MAC: Mines and Communities

China ends uranium prospecting in Niger after rebel threats

Published by MAC on 2007-07-10

China ends uranium prospecting in Niger after rebel threats

10th July 2007

Thomson Financial

NIAMEY- A Chinese company has shut down its uranium prospecting operation in northern Niger, after an ultimatum from the Tuareg rebel movement there, Toureg sources said.

The China Nuclear Engineering and Construction Corporation (CNEC) pulled out after receiving threats from the rebel Movement of Niger People for Justice (MNJ), said the source in Agaez, in the north of the country. 'All the Chinese have left the site and arrived at Ingall (100 km south of Agadez) with their prospecting equipment and a major military escort,' said the source.

The CNEC pull-out comes after Tuaregs of the MNJ abducted a Chinese national last Friday in the Ingall region. An MNJ spokesman said at the time that the action had been intended as a warning to Chinese companies operating with the Niger army.

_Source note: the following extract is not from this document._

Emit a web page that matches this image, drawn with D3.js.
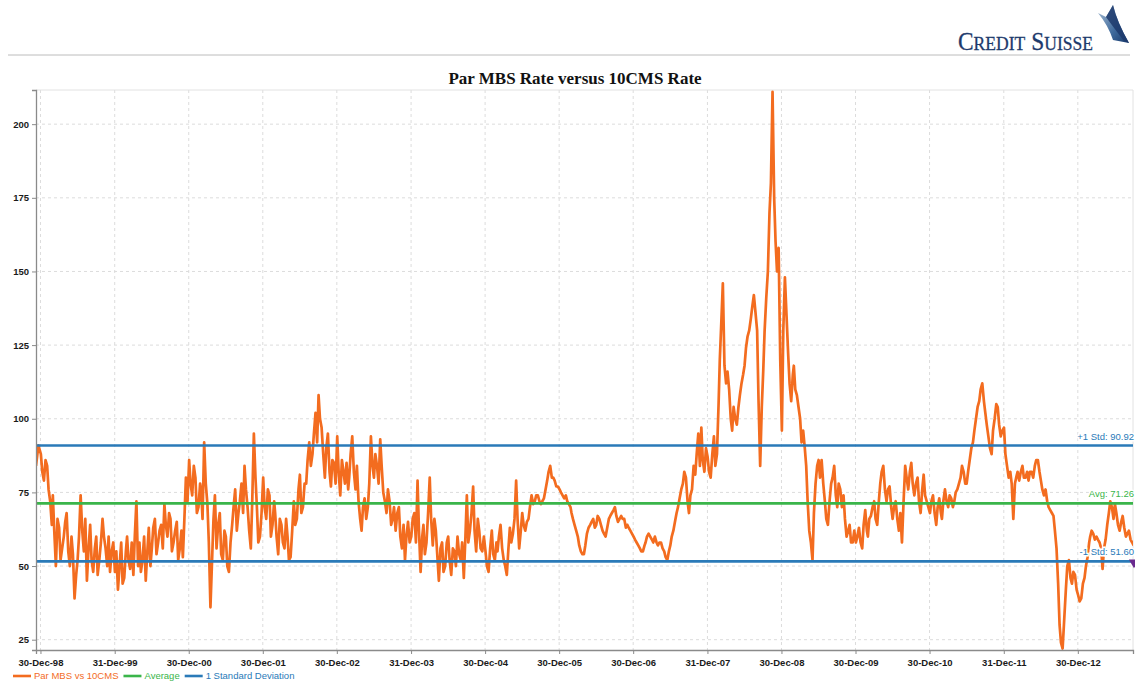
<!DOCTYPE html>
<html>
<head>
<meta charset="utf-8">
<script src="https://cdn.jsdelivr.net/npm/d3@7"></script>
<style>
body { margin: 0; background: #fff; }
</style>
</head>
<body>
<div id="chart"></div>
<script>
let dec1998 = [84, 91];
let y1999 = [88, 79, 84, 72, 74, 50, 63, 56, 65, 55, 60, 39, 52, 74, 55, 45, 64, 48, 60, 52, 66, 56, 60, 55];
let y2000 = [48, 42, 58, 46, 60, 49, 47, 72, 58, 52, 45, 63, 56, 66, 58, 64, 71, 60, 66, 58, 65, 56, 53, 80];
let y2001 = [86, 74, 80, 70, 76, 92, 71, 36, 66, 56, 68, 52, 60, 48, 64, 76, 68, 78, 84, 70, 56, 95, 70, 60];
let y2002 = [80, 66, 74, 64, 68, 54, 64, 56, 60, 53, 72, 66, 81, 70, 78, 92, 88, 102, 108, 97, 80, 95, 77, 85];
let y2003 = [94, 74, 82, 85, 80, 94, 76, 72, 62, 73, 70, 94, 80, 84, 93, 75, 68, 72, 66, 62, 70, 56, 52, 65];
let y2004 = [60, 68, 79, 48, 64, 58, 80, 57, 62, 45, 58, 50, 60, 47, 55, 60, 52, 46, 74, 62, 77, 55, 62, 55];
let y2005 = [55, 48, 62, 52, 55, 64, 52, 47, 63, 61, 79, 56, 68, 62, 66, 74, 72, 74, 71, 73, 79, 84, 80, 77];
let y2006 = [76, 74, 74, 71, 68, 64, 60, 55, 54, 61, 64, 66, 64, 66, 62, 60, 66, 68, 70, 65, 67, 66, 64, 62];
let y2007 = [60, 58, 56, 55, 58, 61, 59, 60, 57, 58, 55, 52, 57, 62, 68, 73, 78, 80, 68, 76, 81, 95, 97, 82];
let y2008 = [87, 80, 94, 88, 120, 146, 112, 110, 96, 100, 104, 112, 118, 128, 134, 142, 130, 84, 116, 141, 170, 211, 160, 158];
let y2009 = [96, 148, 122, 106, 118, 108, 100, 96, 84, 62, 52, 78, 86, 86, 72, 64, 78, 84, 70, 76, 74, 60, 64, 58];
let y2010 = [58, 63, 56, 69, 60, 67, 72, 64, 78, 84, 72, 77, 66, 72, 62, 58, 84, 76, 85, 74, 80, 68, 81, 72];
let y2011 = [68, 74, 64, 73, 66, 76, 70, 73, 72, 76, 80, 82, 78, 86, 92, 100, 106, 112, 102, 94, 88, 100, 104, 94];
let y2012 = [97, 84, 82, 66, 80, 79, 84, 80, 79, 82, 84, 86, 79, 74, 72, 69, 67, 56, 30, 22, 42, 52, 44, 47];
let y2013 = [40, 39, 46, 53, 60, 61, 60, 58, 49, 59, 68, 70, 71, 64, 65, 63, 61, 59, 57];

// in-between readings (8th and 24th of each month) to catch the day-to-day swings
let m1999 = [82, 86, 76, 64, 62, 66, 52, 60, 68, 50, 54, 47, 60, 62, 66, 56, 52, 56, 47, 58, 60, 50, 48, 58];
let m2000 = [55, 50, 44, 55, 52, 58, 60, 50, 48, 60, 54, 50, 63, 54, 62, 56, 64, 68, 55, 62, 52, 62, 65, 72];
let m2001 = [78, 84, 68, 78, 66, 78, 58, 52, 74, 64, 54, 62, 50, 58, 70, 62, 72, 68, 76, 62, 72, 80, 58, 68];
let m2002 = [70, 76, 60, 72, 60, 66, 58, 66, 52, 62, 64, 76, 68, 78, 86, 84, 95, 92, 100, 88, 90, 82, 86, 78];
let m2003 = [82, 86, 78, 76, 88, 82, 84, 66, 70, 66, 78, 84, 88, 78, 84, 72, 76, 64, 70, 68, 60, 64, 60, 58];
let m2004 = [66, 58, 62, 60, 54, 68, 66, 66, 54, 56, 48, 58, 52, 56, 50, 54, 58, 60, 58, 68, 62, 66, 56, 60];
let m2005 = [50, 56, 54, 58, 60, 56, 50, 56, 58, 66, 66, 62, 64, 65, 70, 71, 74, 72, 72, 76, 82, 80, 79, 77];
let m2006 = [75, 73, 72, 70, 66, 62, 57, 54, 57, 63, 65, 63, 67, 64, 61, 63, 67, 69, 67, 66, 66, 63, 63, 61];
let m2007 = [59, 57, 55, 57, 60, 60, 58, 58, 58, 56, 53, 55, 60, 65, 70, 76, 82, 72, 74, 84, 88, 84, 86, 90];
let m2008 = [82, 88, 84, 105, 132, 118, 116, 100, 104, 98, 108, 115, 124, 130, 138, 136, 106, 104, 130, 150, 180, 175, 150, 120];
let m2009 = [130, 135, 112, 115, 110, 104, 92, 90, 72, 58, 68, 84, 80, 78, 66, 72, 80, 74, 78, 70, 66, 62, 58, 62];
let m2010 = [60, 58, 64, 62, 66, 70, 66, 72, 82, 76, 76, 70, 70, 66, 68, 72, 80, 82, 78, 78, 72, 76, 74, 70];
let m2011 = [72, 68, 70, 68, 72, 72, 74, 70, 75, 78, 84, 78, 82, 90, 96, 104, 110, 106, 98, 90, 96, 105, 98, 96];
let m2012 = [88, 80, 78, 78, 82, 82, 80, 82, 82, 80, 86, 82, 76, 76, 70, 68, 62, 44, 24, 32, 50, 46, 48, 42];
let m2013 = [38, 44, 50, 58, 62, 59, 59, 56, 56, 64, 72, 66, 68, 62, 67, 60, 62, 58];

let yTicks = [25, 50, 75, 100, 125, 150, 175, 200];
let xTickLabels = ["30-Dec-98", "31-Dec-99", "30-Dec-00", "30-Dec-01", "30-Dec-02", "31-Dec-03", "30-Dec-04",
    "30-Dec-05", "30-Dec-06", "31-Dec-07", "30-Dec-08", "30-Dec-09", "30-Dec-10", "31-Dec-11", "30-Dec-12"];

let avgLevel = 71.26;
let plusStd = 90.92;
let minusStd = 51.60;
let legendNames = ["Par MBS vs 10CMS", "Average", "1 Standard Deviation"];

let orange = "#f36c1f", green = "#3ab54a", blue = "#2a7ab8";

let series = [
    {date: new Date(1998, 11, 8), v: dec1998[0]},
    {date: new Date(1998, 11, 20), v: dec1998[1]}
];
let years = [[1999, y1999, m1999], [2000, y2000, m2000], [2001, y2001, m2001], [2002, y2002, m2002],
    [2003, y2003, m2003], [2004, y2004, m2004], [2005, y2005, m2005], [2006, y2006, m2006],
    [2007, y2007, m2007], [2008, y2008, m2008], [2009, y2009, m2009], [2010, y2010, m2010],
    [2011, y2011, m2011], [2012, y2012, m2012], [2013, y2013, m2013]];
years.forEach(function(yr){
    yr[1].forEach(function(v, i){
        series.push({date: new Date(yr[0], Math.floor(i / 2), i % 2 ? 16 : 1), v: v});
    });
    yr[2].forEach(function(v, i){
        series.push({date: new Date(yr[0], Math.floor(i / 2), i % 2 ? 24 : 8), v: v});
    });
});
series.sort(function(a, b){ return a.date - b.date; });

let W = 1135, H = 682;
let plotL = 36, plotR = 1133, plotT = 90, plotB = 650;

let svg = d3.select("#chart").append("svg")
    .attr("width", W)
    .attr("height", H)
    .style("font-family", "'Liberation Sans', Arial, sans-serif");

// header: logo and rule
let logoParts = [["C", 26], ["REDIT", 19.5], ["S", 26], ["UISSE", 19.5]];
let lgx = 958;
logoParts.forEach(function(p, i){
    let t = svg.append("text")
        .attr("x", lgx)
        .attr("y", 50)
        .attr("fill", "#1d3a6c")
        .attr("stroke", "#1d3a6c")
        .attr("stroke-width", 0.3)
        .attr("font-family", "'Liberation Serif', 'Times New Roman', serif")
        .attr("font-size", p[1])
        .attr("transform", "translate(" + lgx + ",0) scale(0.9,1) translate(" + (-lgx) + ",0)")
        .text(p[0]);
    lgx = lgx + t.node().getComputedTextLength() * 0.9 + (i == 1 ? 6 : 0);
});

let grad = svg.append("defs").append("linearGradient")
    .attr("id", "sail").attr("x1", 0).attr("y1", 0).attr("x2", 1).attr("y2", 1);
grad.append("stop").attr("offset", "0%").attr("stop-color", "#a9bfd6");
grad.append("stop").attr("offset", "60%").attr("stop-color", "#3f6a9c");
grad.append("stop").attr("offset", "100%").attr("stop-color", "#17386a");

svg.append("path")
    .attr("d", "M1098,13 L1106,17 L1113,5 Q1117,22 1129,43 L1113,40 Q1108,25 1098,13 Z")
    .attr("fill", "url(#sail)");
svg.append("path")
    .attr("d", "M1106,17 Q1114,28 1124,41 L1129,43 Q1117,22 1113,5 Z")
    .attr("fill", "#1d3a6c")
    .attr("opacity", 0.85);

svg.append("line")
    .attr("x1", 8).attr("x2", 1130)
    .attr("y1", 55).attr("y2", 55)
    .attr("stroke", "#bcbcbc")
    .attr("stroke-width", 1);

// title
svg.append("text")
    .attr("x", 575)
    .attr("y", 84)
    .attr("text-anchor", "middle")
    .attr("font-family", "'Liberation Serif', 'Times New Roman', serif")
    .attr("font-weight", "bold")
    .attr("font-size", 17)
    .attr("fill", "#111")
    .text("Par MBS Rate versus 10CMS Rate");

let parseTick = d3.timeParse("%d-%b-%y");
let tickDates = xTickLabels.map(parseTick);

let x = d3.scaleTime()
    .domain([new Date(1998, 11, 8), new Date(2013, 8, 28)])
    .range([plotL, plotR]);
let y = d3.scaleLinear()
    .domain([21.5, 211.6])
    .range([plotB, plotT]);

// grid
svg.append("g").selectAll("line").data(yTicks).enter().append("line")
    .attr("x1", plotL).attr("x2", plotR)
    .attr("y1", function(d){ return y(d); })
    .attr("y2", function(d){ return y(d); })
    .attr("stroke", "#dcdcdc")
    .attr("stroke-dasharray", "3,3");
svg.append("g").selectAll("line").data(tickDates).enter().append("line")
    .attr("x1", function(d){ return x(d); })
    .attr("x2", function(d){ return x(d); })
    .attr("y1", plotT).attr("y2", plotB)
    .attr("stroke", "#dcdcdc")
    .attr("stroke-dasharray", "3,3");

// frame top / right
svg.append("line").attr("x1", plotL).attr("x2", plotR).attr("y1", plotT).attr("y2", plotT)
    .attr("stroke", "#e2e2e2");
svg.append("line").attr("x1", plotR).attr("x2", plotR).attr("y1", plotT).attr("y2", plotB)
    .attr("stroke", "#e2e2e2");

svg.append("clipPath").attr("id", "plot")
    .append("rect")
    .attr("x", plotL).attr("y", plotT)
    .attr("width", plotR - plotL).attr("height", plotB - plotT);

let plot = svg.append("g").attr("clip-path", "url(#plot)");

let line = d3.line()
    .x(function(d){ return x(d.date); })
    .y(function(d){ return y(d.v); });

plot.append("path")
    .datum(series)
    .attr("d", line)
    .attr("fill", "none")
    .attr("stroke", orange)
    .attr("stroke-width", 2.7)
    .attr("stroke-linejoin", "round");

let refs = [
    {v: plusStd, color: blue, label: "+1 Std: " + plusStd.toFixed(2)},
    {v: avgLevel, color: green, label: "Avg: " + avgLevel.toFixed(2)},
    {v: minusStd, color: blue, label: "-1 Std: " + minusStd.toFixed(2)}
];

plot.selectAll(".ref").data(refs).enter().append("line")
    .attr("class", "ref")
    .attr("x1", plotL).attr("x2", plotR)
    .attr("y1", function(d){ return y(d.v); })
    .attr("y2", function(d){ return y(d.v); })
    .attr("stroke", function(d){ return d.color; })
    .attr("stroke-width", 2.6);

svg.selectAll(".refLabel").data(refs).enter().append("text")
    .attr("class", "refLabel")
    .attr("x", 1134)
    .attr("y", function(d){ return y(d.v) - 6; })
    .attr("text-anchor", "end")
    .attr("font-size", 9.5)
    .attr("fill", function(d){ return d.color; })
    .attr("stroke", "#fff")
    .attr("stroke-width", 3)
    .attr("paint-order", "stroke")
    .text(function(d){ return d.label; });

// end marker on the lower band
svg.append("path")
    .attr("d", d3.symbol().type(d3.symbolTriangle).size(45))
    .attr("transform", "translate(1134," + (y(minusStd) + 1) + ") rotate(180)")
    .attr("fill", "#6a2a8e");

// axes
let yAxis = svg.append("g")
    .attr("transform", "translate(" + plotL + ",0)")
    .call(d3.axisLeft(y).tickValues(yTicks).tickSize(4).tickPadding(3));
let xAxis = svg.append("g")
    .attr("transform", "translate(0," + plotB + ")")
    .call(d3.axisBottom(x).tickValues(tickDates).tickSize(4).tickPadding(5)
        .tickFormat(function(d, i){ return xTickLabels[i]; }));

[yAxis, xAxis].forEach(function(a){
    a.select(".domain").attr("stroke", "#8a8a8a").attr("stroke-width", 1.3);
    a.selectAll(".tick line").attr("stroke", "#8a8a8a");
    a.selectAll(".tick text")
        .attr("fill", "#1a1a1a")
        .attr("font-size", 9.5)
        .attr("font-weight", "bold")
        .attr("font-family", "'Liberation Sans', Arial, sans-serif");
});

// legend
let legendColors = [orange, green, blue];
let lx = 13;
let legend = svg.append("g");
legendNames.forEach(function(name, i){
    legend.append("line")
        .attr("x1", lx).attr("x2", lx + 18)
        .attr("y1", 676).attr("y2", 676)
        .attr("stroke", legendColors[i])
        .attr("stroke-width", 2.6);
    let t = legend.append("text")
        .attr("x", lx + 21)
        .attr("y", 679)
        .attr("font-size", 9.5)
        .attr("fill", legendColors[i])
        .text(name);
    lx = lx + 21 + t.node().getComputedTextLength() + 5;
});
</script>
</body>
</html>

'No foreigner will be safe so long as the army continues its repression,' said an MNJ statement. It has called for an immediate end to mining in the north of the country. In April, MNJ rebels attacked the biggest uranium project of French nuclear group Areva in Imoumaren, demanding better application of the economic aspects of the 1995 peace agreements that ended a Tuareg rebellion. The MNJ says peace will not return to the north of Niger without better integration of Tuaregs into the army, paramilitary corps and the local mining sector. Since February it has carried out attacks on military targets in the area.